WASHINGTON — Congressional Democrats proposed a plan Thursday to place new restrictions on spending for political campaigns, a move intended to blunt the impact of a recent Supreme Court ruling that made it easier for corporations, unions, and other groups to spend heavily on campaign advertisements.
A legislative framework, unveiled by Sen. Charles Schumer, D-N.Y., and Rep. Chris Van Hollen, D-Md., calls for a series of small steps. Among them: Banning spending by foreign corporations, requiring company executives to disclose fully their campaign spending, and providing candidates with lower ad rates so that they could respond to any barrage of new ads.
Van Hollen, the chairman of the Democratic Congressional Campaign Committee, said that if nothing is done to mitigate the impact of the Supreme Court ruling "the floodgates to big corporate money that can drown out the voices of American citizens" will open wide.
"We have to move quickly," said Schumer, the chairman of the Senate Rules Committee. "If not, the court ruling will have a disastrous, immediate effect of the 2010 elections."
To soften the court's ruling, the Democratic proposal, among other things, seeks to prevent government contractors from making political expenditures; ban corporations from U.S. campaign spending if the they have foreign ownership of 20 percent or more or if a majority of a corporate board is comprised of foreign nationals; and ban corporations that took federal bailout money from making political expenditures.
Whether the modest plan would pass Congress — or be effective, if passed — is questionable, according to some campaign finance experts.
"This is a solution in search of a problem," said Paul Sherman, a staff attorney for the Institute for Justice, a libertarian public interest law firm. "I don't think there's any evidence foreign corporations are a problem in American elections.

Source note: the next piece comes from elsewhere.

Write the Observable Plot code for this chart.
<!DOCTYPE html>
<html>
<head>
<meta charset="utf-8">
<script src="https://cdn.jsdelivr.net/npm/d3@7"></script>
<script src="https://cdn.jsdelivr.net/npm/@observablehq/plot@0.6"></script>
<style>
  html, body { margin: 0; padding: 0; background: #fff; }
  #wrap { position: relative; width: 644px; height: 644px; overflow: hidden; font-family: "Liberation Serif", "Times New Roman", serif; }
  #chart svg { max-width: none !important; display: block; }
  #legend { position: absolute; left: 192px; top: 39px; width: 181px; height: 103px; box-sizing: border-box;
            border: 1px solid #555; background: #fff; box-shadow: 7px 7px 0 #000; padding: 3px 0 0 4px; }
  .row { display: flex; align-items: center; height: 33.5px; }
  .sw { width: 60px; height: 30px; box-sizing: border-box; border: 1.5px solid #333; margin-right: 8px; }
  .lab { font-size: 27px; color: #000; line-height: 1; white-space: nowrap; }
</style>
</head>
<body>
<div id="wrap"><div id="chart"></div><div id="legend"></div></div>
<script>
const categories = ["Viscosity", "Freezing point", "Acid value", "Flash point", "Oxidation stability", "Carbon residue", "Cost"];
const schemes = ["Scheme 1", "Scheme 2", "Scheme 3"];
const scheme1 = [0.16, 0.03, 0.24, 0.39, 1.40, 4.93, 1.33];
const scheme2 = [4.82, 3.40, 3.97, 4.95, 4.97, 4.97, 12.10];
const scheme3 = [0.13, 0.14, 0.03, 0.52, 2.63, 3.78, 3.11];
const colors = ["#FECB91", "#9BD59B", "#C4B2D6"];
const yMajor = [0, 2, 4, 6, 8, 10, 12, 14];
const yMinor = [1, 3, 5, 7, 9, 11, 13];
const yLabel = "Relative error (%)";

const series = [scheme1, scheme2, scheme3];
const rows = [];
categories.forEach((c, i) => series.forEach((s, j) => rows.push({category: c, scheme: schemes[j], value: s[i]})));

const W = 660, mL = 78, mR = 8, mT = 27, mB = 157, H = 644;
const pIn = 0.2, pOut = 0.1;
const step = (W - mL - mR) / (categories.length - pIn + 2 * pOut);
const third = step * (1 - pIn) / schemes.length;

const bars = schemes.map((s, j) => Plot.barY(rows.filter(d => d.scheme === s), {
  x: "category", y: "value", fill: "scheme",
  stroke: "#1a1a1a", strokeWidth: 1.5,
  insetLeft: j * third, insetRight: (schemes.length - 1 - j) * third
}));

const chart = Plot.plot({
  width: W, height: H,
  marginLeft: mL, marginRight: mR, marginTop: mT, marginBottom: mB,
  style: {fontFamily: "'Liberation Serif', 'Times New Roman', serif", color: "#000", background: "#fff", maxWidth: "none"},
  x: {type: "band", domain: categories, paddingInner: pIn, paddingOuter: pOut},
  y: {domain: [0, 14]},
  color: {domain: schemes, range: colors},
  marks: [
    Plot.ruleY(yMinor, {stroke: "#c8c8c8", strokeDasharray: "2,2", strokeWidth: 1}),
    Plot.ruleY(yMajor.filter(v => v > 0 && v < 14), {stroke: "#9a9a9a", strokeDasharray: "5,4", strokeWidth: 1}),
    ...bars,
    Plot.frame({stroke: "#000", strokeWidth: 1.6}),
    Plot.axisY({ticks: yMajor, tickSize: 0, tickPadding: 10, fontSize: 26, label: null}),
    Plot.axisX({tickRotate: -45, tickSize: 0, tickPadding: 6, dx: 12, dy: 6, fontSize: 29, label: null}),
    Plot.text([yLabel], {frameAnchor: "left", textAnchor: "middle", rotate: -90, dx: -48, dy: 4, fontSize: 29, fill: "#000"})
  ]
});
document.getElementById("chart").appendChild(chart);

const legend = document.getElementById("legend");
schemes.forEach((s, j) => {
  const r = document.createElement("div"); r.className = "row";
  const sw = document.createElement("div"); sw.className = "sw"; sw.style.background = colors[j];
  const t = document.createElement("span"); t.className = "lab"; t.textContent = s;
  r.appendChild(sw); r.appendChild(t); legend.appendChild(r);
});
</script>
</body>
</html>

We have no evidence that's corrupted democracy."
Public Citizen, a liberal non-profit watchdog group, called the Democratic plan a good first step but argued that more must be done.
"The legislative framework shows that congressional leaders are very concerned and that they are prepared to take some positive actions," said Craig Holman, Public Citizen's government affairs lobbyist. "But the devil is in the details."

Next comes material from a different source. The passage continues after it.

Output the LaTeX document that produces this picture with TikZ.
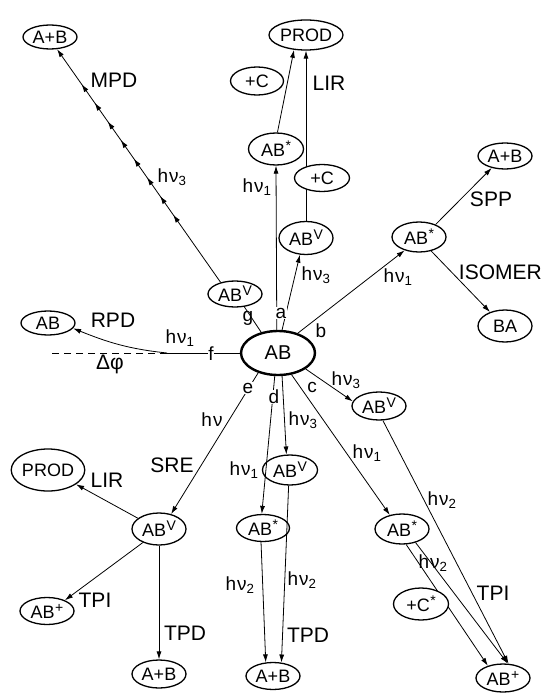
\documentclass[tikz,border=0pt]{standalone}
\usepackage{fontspec}
\setmainfont{Liberation Sans}
\usetikzlibrary{shapes.geometric,arrows.meta,decorations.markings}
\newcommand\nodefnt{\fontsize{18}{20}\selectfont}
\newcommand\lblfnt{\fontsize{21}{23}\selectfont}
\newcommand\hnfnt{\fontsize{19}{21}\selectfont}
\newcommand\hnu[1]{h\kern1pt ν\textsubscript{#1}}
\newcommand\hnuplain{h\kern1pt ν}
\newcommand\sups[1]{\kern0.5pt\raisebox{6pt}{\fontsize{14}{14}\selectfont #1}}
\begin{document}
\begin{tikzpicture}[x=1pt,y=-1pt,
  st/.style={draw, ellipse, line width=1.3pt, inner sep=0pt, font=\nodefnt, fill=white},
  conn/.style={line width=0.8pt},
  arr/.style={conn, -{Latex[length=8pt,width=5pt]}},
  lbl/.style={font=\lblfnt, inner sep=1pt},
  hn/.style={font=\hnfnt, inner sep=1pt},
  let/.style={font=\hnfnt, inner sep=0.5pt, fill=white},
  ladder/.style={conn, -{Latex[length=8pt,width=5pt]},
    postaction={decorate},
    decoration={markings, mark=between positions 0.29 and 0.93 step 0.08 with {\arrow{Latex[length=8pt,width=5pt]}}}}
]
\useasboundingbox (0,0) rectangle (542,695);
% nodes
\node[st, minimum width=74, minimum height=44, line width=2.4pt, font=\fontsize{20}{22}\selectfont] (ABc) at (278,353) {AB};
\node[st, minimum width=54, minimum height=24] (ABtl) at (50,37) {A+B};
\node[st, minimum width=74, minimum height=30] (PRODt) at (306,35) {PROD};
\node[st, minimum width=53, minimum height=28] (Cl) at (257,81) {+C};
\node[st, minimum width=55, minimum height=32] (ABsu) at (276,149) {AB\sups{*}};
\node[st, minimum width=54, minimum height=33] (ABva) at (306,238) {AB\sups{V}};
\node[st, minimum width=54, minimum height=26] (ABvg) at (235,294) {AB\sups{V}};
\node[st, minimum width=54, minimum height=30] (ABsb) at (419,237) {AB\sups{*}};
\node[st, minimum width=54, minimum height=26] (ABr) at (505,156) {A+B};
\node[st, minimum width=54, minimum height=32] (BA) at (505,326) {BA};
\node[st, minimum width=54, minimum height=24] (ABl) at (48,323) {AB};
\node[st, minimum width=54, minimum height=28] (ABvc) at (379,406) {AB\sups{V}};
\node[st, minimum width=54, minimum height=30] (ABslr) at (402,529) {AB\sups{*}};
\node[st, minimum width=54, minimum height=28] (ABpr) at (503,678) {AB\sups{+}};
\node[st, minimum width=54, minimum height=32] (ABvS) at (159,529) {AB\sups{V}};
\node[st, minimum width=72, minimum height=42] (PRODl) at (48,470) {PROD};
\node[st, minimum width=54, minimum height=27] (ABpl) at (47,611) {AB\sups{+}};
\node[st, minimum width=54, minimum height=28] (ABbl) at (159,674) {A+B};
\node[st, minimum width=55, minimum height=30] (ABvd) at (290,470) {AB\sups{V}};
\node[st, minimum width=53, minimum height=27] (ABslm) at (263,528) {AB\sups{*}};
\node[st, minimum width=54, minimum height=27] (ABbm) at (273,676) {A+B};
% connectors from AB
\draw[arr] (ABc.93) -- (ABsu.south);
\draw[arr] (ABc.80) -- (ABva.250);
\draw[arr] (ABc.45) -- (ABsb.223);
\draw[arr] (ABc.330) -- (ABvc.170);
\draw[arr] (ABc.302) -- (ABslr.131);
\draw[arr] (ABc.280) -- (ABvd.103);
\draw[arr] (ABc.262) -- (ABslm.95);
\draw[arr] (ABc.225) -- (ABvS.51);
\draw[conn] (ABc.129) -- (ABvg.306);
\coordinate (c1) at (167,353);
\coordinate (c2) at (52,353);
\draw[conn] (ABc.west) -- (c1);
\draw[conn, dashed, dash pattern=on 7pt off 5pt] (c1) -- (c2);
\draw[arr] (c1) to[out=174,in=-22] (ABl.-12);
% secondary connectors
\draw[ladder] (ABvg.141) -- (ABtl.300);
\draw[arr] (ABsu.85) -- (PRODt.231);
\draw[arr] (ABva.north) -- (PRODt.south);
\draw[arr] (ABsb.37) -- (ABr.222);
\draw[arr] (ABsb.311) -- (BA.137);
\draw[arr] (ABvc.285) -- (ABpr.69);
\draw[arr] (ABslr.315) -- (ABpr.72);
\draw[arr] (ABslr.285) -- (ABpr.141);
\draw[arr] (ABvS.153) -- (PRODl.333);
\draw[arr] (ABvS.220) -- (ABpl.31);
\draw[arr] (ABvS.south) -- (ABbl.north);
\draw[arr] (ABslm.262) -- (ABbm.118);
\draw[arr] (ABvd.265) -- (ABbm.58);
% nodes lying on lines
\node[st, minimum width=55, minimum height=27] (Cr) at (322,178) {+C};
\node[st, minimum width=55, minimum height=32] (Cs) at (421,604) {+C\sups{*}};
% branch letters
\node[let] (la) at (281,313) {a};
\node[let, fill=none] (lb) at (321,331) {b};
\node[let, fill=none] (lc) at (312,387) {c};
\node[let] (ld) at (274,397) {d};
\node[let] (le) at (248,388) {e};
\node[let] (lf) at (211,354) {f};
\node[let, fill=none] (lg) at (248,318) {g};
% process labels
\node[lbl] (tMPD) at (114,80) {MPD};
\node[lbl] (tLIRt) at (329,83) {LIR};
\node[lbl] (tSPP) at (491,199) {SPP};
\node[lbl, anchor=east] (tISO) at (543,272) {ISOMER};
\node[lbl] (tRPD) at (113,320) {RPD};
\node[lbl] (tDphi) at (110,364) {Δφ};
\node[lbl] (tSRE) at (172,465) {SRE};
\node[lbl] (tLIRl) at (107,480) {LIR};
\node[lbl] (tTPIl) at (95,600) {TPI};
\node[lbl] (tTPDl) at (185,633) {TPD};
\node[lbl] (tTPDm) at (308,635) {TPD};
\node[lbl] (tTPIr) at (493,593) {TPI};
% photon labels
\node[hn] (h1) at (172,177) {\hnu{3}};
\node[hn] (h2) at (257,187) {\hnu{1}};
\node[hn] (h3) at (316,275) {\hnu{3}};
\node[hn] (h4) at (398,277) {\hnu{1}};
\node[hn] (h5) at (346,380) {\hnu{3}};
\node[hn] (h6) at (367,453) {\hnu{1}};
\node[hn] (h7) at (442,500) {\hnu{2}};
\node[hn] (h8) at (433,563) {\hnu{2}};
\node[hn] (h9) at (303,420) {\hnu{3}};
\node[hn] (h10) at (244,470) {\hnu{1}};
\node[hn] (h11) at (240,585) {\hnu{2}};
\node[hn] (h12) at (302,580) {\hnu{2}};
\node[hn] (h13) at (212,420) {\hnuplain};
\node[hn] (h14) at (180,338) {\hnu{1}};
\end{tikzpicture}
\end{document}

Kenneth Gross, a lawyer and campaign finance expert at the Washington law firm Skadden, Arps, Slate, Meagher & Flom, said the proposal would be effective in counteracting the Supreme Court's ruling — perhaps too effective.
"The implications of these proposals would significantly curtail the effects of the (Supreme Court) opinion and would restrict many, if not most, (corporations) from making independent expenditures and may cut too deeply to survive a court challenge," Gross said.

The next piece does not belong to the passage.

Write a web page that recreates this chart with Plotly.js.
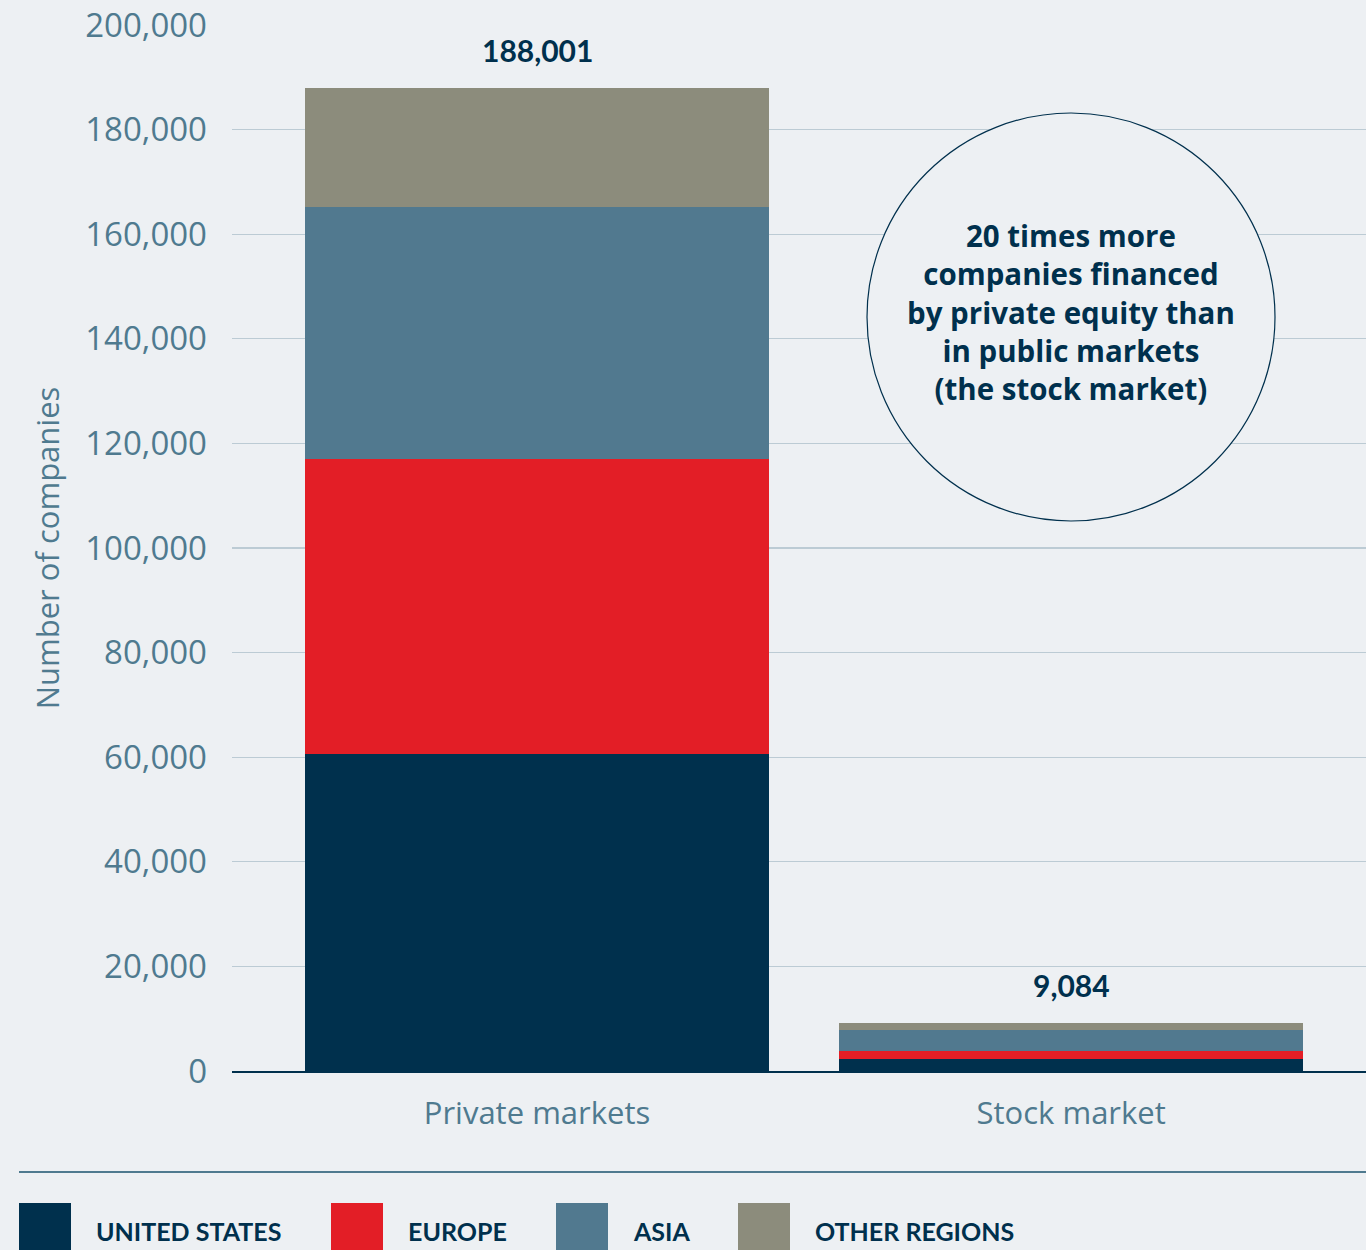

Still, Democrats say something must be done to prevent a potential deluge of money from unions, businesses and interest groups flowing into the 2010 mid-term elections and the 2012 presidential election.
The Supreme Court's 5-4 decision last month in essence struck down a key portion of the 2003 Bipartisan Reform Act, commonly called the McCain-Feingold law after its Senate authors, John McCain, R-Ariz., and Russ Feingold, D-Wis. The portion in question banned corporate-funded "electioneering communications" close to an election. These are messages that essentially urge a vote for or against a candidate.
The court declared that limits on independent expenditures by corporations and unions violated First Amendment free speech rights. The ruling means more money can be spent by independent actors on federal campaigns. Democrats fear that corporations — which have large treasuries — would wield excessive power over elections, eroding the equality principle of democracy.